19. The solvent as claimed in claim 1, wherein the carbonate buffer is selected from a group comprising potassium carbonate, sodium carbonate salt, lithium carbonate, a carbonate salt, a bisulfide salt, hydroxide salt and any combination thereof.
20. The solvent as claimed in claim 1, wherein the amine has concentration between about 10 wt % and 40 wt %.

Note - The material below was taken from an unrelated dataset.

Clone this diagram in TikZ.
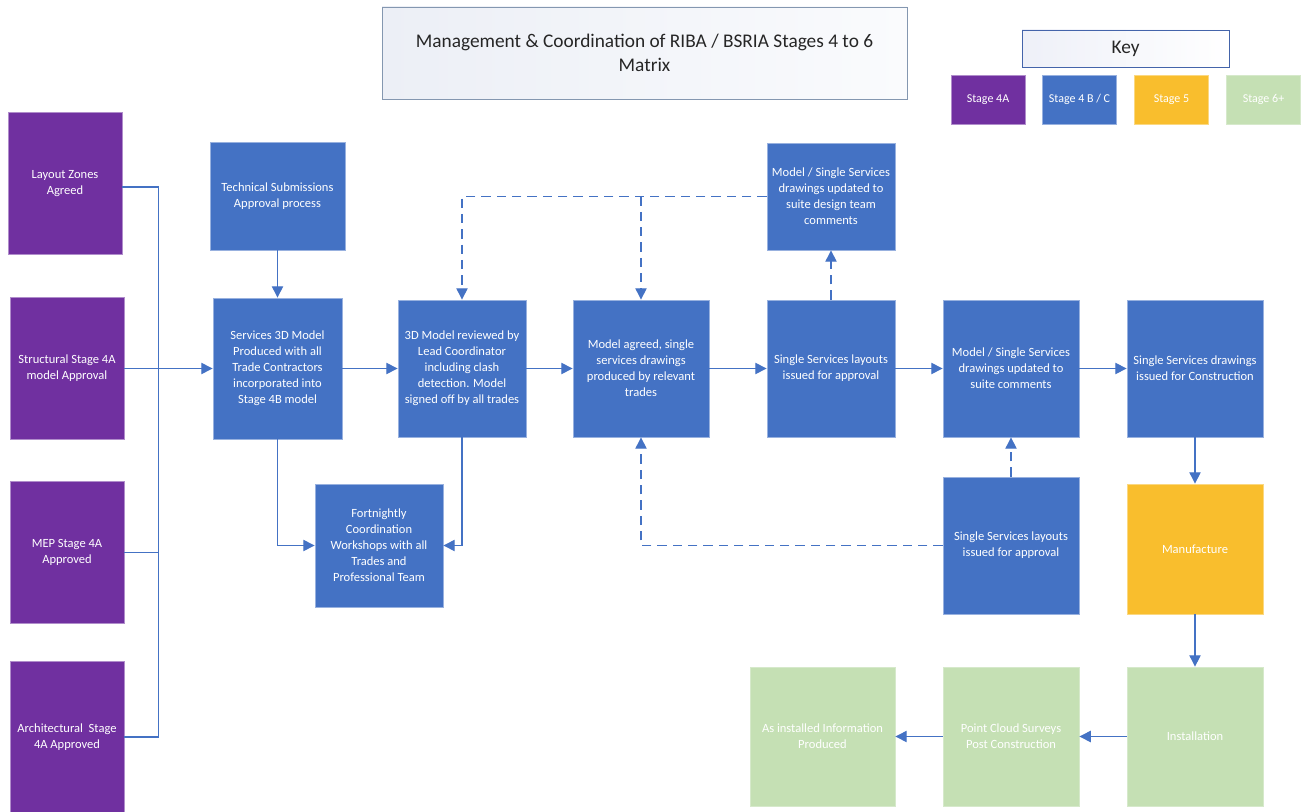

21. A method for removing CO2 from a stream, comprising the steps of:
(a) contacting the stream with a solvent having components amine, promoter, and a carbonate buffer, wherein the solvent contains less than about 75% by weight of water,
(a) allowing the solvent to absorb CO2 at a temperature, and
(b) regenerating the solvent from heating the solvent greater than 80 C, wherein the stream has a temperature between 40 C to 65 C, and the regeneration is under a pressure between about 0.01 and 10 bar.
22. The method as claimed in claim 15, wherein the amine is hindered amine.
23. The method as claimed in claim 15, wherein the solvent has a temperature between about 30 0 C and 140 0 C.
24. The method as claimed in claim 15, wherein the absorption is under a pressure between about 1 and 30 bar.
25. The method as claimed in claim 15, wherein the solvent is regenerated at a temperature between 80 0 C and 140 0 C.
26. A process for dissolving carbon dioxide in a solvent, comprising:
(a) providing a stripper having an upper section and a bottom section,
(b) supplying the solvent to the upper section and the bottom section, wherein the bottom section is supplied more of the solvent then the upper section,
(c) heating the solvent to the upper section using the heat contained in carbon dioxide liberated from the bottom section of the stripper and the bottom section, and
(d) providing solvent filter for removing the degraded solvents from the solvent.